### [Task statement]
Please output exactly the lines of the material from the first through the line containing "const Y_RANGE = [1, 10];", and nothing more.

--------------------------------

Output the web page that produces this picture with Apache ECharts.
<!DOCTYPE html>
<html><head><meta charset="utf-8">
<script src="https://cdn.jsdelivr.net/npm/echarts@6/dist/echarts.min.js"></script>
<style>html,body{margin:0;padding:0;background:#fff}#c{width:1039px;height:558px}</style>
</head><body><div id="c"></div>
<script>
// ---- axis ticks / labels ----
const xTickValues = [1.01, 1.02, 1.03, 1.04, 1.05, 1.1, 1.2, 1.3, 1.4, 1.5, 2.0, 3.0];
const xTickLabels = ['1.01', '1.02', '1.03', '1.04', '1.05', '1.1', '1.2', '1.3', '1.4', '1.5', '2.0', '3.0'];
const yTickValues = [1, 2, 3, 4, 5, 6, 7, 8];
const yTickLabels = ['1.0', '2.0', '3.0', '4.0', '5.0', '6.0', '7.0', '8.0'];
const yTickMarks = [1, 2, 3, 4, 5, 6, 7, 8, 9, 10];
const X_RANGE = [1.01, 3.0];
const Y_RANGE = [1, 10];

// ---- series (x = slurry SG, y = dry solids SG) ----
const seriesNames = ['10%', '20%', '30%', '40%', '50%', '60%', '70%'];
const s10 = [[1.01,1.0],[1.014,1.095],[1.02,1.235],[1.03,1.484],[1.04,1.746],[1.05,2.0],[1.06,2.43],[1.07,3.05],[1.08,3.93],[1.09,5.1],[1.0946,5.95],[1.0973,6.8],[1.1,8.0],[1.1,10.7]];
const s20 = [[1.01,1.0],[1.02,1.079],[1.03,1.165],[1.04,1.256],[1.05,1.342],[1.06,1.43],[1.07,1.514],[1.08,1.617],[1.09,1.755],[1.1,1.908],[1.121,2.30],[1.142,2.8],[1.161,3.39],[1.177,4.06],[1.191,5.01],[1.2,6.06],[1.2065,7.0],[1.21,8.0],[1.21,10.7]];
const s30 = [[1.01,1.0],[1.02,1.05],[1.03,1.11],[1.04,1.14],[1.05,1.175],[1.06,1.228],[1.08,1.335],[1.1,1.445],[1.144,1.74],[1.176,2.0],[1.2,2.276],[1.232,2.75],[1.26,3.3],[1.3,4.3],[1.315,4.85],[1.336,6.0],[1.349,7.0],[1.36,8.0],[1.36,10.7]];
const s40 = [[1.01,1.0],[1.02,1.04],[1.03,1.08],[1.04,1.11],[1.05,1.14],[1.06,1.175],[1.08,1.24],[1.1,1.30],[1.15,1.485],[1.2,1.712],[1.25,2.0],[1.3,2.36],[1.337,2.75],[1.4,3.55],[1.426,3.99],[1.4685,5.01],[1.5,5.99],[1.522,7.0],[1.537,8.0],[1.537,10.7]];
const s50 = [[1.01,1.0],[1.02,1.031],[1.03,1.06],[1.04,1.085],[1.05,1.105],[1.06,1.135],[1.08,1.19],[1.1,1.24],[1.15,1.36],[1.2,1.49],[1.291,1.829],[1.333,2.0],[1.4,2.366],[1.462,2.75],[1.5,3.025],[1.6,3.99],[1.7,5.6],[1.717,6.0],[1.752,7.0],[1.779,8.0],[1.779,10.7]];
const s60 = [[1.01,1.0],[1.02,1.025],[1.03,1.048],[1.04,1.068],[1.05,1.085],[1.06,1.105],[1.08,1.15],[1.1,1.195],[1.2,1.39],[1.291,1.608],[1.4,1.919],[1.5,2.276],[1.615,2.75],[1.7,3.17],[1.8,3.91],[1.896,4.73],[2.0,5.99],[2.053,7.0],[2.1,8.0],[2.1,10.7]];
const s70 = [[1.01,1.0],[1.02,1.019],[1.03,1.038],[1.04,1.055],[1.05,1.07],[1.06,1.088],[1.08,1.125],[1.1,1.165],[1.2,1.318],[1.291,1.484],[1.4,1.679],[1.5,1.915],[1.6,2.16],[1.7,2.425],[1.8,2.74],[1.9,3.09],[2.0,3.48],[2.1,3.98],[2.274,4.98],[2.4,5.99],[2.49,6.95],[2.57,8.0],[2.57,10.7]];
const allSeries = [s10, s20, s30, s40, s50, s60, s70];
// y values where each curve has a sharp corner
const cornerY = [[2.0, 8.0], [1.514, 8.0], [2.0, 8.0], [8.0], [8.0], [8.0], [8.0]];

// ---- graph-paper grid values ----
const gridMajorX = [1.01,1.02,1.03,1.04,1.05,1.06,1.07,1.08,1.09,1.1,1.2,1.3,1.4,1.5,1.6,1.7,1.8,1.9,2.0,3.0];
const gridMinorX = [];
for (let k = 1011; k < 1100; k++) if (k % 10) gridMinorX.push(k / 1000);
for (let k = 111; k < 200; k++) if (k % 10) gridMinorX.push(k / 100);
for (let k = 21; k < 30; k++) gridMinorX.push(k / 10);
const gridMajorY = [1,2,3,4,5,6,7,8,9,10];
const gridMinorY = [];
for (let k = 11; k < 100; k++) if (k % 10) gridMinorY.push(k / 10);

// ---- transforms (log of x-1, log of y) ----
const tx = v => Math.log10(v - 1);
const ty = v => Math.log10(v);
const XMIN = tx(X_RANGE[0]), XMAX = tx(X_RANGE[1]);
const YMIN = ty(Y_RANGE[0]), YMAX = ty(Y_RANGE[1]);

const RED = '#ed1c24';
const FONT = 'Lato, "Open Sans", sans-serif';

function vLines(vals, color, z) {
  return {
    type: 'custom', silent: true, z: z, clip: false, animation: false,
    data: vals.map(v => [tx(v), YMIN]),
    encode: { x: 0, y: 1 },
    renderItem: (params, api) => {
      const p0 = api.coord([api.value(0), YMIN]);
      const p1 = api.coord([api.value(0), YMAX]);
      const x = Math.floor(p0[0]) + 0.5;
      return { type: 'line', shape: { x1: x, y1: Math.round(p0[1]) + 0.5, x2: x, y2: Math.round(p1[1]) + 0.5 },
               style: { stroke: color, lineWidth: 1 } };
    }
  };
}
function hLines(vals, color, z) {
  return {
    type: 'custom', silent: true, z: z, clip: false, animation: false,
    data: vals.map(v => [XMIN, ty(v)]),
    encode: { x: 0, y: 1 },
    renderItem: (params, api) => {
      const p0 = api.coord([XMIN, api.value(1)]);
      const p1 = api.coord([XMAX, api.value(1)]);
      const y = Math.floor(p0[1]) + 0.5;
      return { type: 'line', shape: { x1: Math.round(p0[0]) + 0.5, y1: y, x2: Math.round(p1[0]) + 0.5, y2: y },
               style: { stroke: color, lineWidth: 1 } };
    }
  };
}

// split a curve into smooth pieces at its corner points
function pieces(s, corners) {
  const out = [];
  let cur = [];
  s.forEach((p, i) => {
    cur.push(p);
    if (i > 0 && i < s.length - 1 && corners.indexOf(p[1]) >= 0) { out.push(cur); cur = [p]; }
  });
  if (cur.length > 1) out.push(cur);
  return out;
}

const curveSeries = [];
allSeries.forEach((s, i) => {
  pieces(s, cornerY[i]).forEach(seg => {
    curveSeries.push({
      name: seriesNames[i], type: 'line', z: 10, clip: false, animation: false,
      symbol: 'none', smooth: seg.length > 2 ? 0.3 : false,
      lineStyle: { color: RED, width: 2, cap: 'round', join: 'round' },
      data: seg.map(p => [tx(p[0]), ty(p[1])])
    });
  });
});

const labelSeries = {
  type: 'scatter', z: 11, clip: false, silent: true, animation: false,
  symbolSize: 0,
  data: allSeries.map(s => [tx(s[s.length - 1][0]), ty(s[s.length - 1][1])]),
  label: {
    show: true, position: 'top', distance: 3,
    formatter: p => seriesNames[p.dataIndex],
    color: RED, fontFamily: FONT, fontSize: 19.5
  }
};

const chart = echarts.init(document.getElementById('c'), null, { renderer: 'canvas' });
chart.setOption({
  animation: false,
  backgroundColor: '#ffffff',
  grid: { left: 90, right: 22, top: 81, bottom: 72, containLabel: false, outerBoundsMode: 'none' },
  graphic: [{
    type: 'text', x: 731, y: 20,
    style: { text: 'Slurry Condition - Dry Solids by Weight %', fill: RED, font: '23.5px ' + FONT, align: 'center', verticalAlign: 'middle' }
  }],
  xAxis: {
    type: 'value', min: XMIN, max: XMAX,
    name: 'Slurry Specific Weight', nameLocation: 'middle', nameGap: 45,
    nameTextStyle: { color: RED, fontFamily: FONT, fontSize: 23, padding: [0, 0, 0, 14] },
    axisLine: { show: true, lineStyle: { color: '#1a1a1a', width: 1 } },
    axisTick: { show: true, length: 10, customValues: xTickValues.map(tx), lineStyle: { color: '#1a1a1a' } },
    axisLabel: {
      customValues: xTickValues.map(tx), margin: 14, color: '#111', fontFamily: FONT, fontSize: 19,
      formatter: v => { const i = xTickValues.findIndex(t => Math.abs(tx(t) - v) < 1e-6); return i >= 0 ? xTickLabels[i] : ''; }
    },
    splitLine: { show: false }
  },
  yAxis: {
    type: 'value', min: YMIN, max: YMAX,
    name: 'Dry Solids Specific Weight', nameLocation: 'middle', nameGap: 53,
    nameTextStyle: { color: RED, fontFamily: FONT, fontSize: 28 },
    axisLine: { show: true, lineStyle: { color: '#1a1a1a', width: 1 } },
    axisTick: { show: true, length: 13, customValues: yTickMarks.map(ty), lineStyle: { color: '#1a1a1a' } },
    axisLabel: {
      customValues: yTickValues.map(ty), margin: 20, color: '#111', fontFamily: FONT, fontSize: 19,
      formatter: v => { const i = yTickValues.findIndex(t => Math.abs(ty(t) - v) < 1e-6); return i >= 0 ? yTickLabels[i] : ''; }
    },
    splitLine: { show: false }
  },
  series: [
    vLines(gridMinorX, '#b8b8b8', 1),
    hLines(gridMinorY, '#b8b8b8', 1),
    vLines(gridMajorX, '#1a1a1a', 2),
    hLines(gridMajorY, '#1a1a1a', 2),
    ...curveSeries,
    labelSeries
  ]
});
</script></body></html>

--------------------------------

### [Task response]
Output the web page that produces this picture with Apache ECharts.
<!DOCTYPE html>
<html><head><meta charset="utf-8">
<script src="https://cdn.jsdelivr.net/npm/echarts@6/dist/echarts.min.js"></script>
<style>html,body{margin:0;padding:0;background:#fff}#c{width:1039px;height:558px}</style>
</head><body><div id="c"></div>
<script>
// ---- axis ticks / labels ----
const xTickValues = [1.01, 1.02, 1.03, 1.04, 1.05, 1.1, 1.2, 1.3, 1.4, 1.5, 2.0, 3.0];
const xTickLabels = ['1.01', '1.02', '1.03', '1.04', '1.05', '1.1', '1.2', '1.3', '1.4', '1.5', '2.0', '3.0'];
const yTickValues = [1, 2, 3, 4, 5, 6, 7, 8];
const yTickLabels = ['1.0', '2.0', '3.0', '4.0', '5.0', '6.0', '7.0', '8.0'];
const yTickMarks = [1, 2, 3, 4, 5, 6, 7, 8, 9, 10];
const X_RANGE = [1.01, 3.0];
const Y_RANGE = [1, 10];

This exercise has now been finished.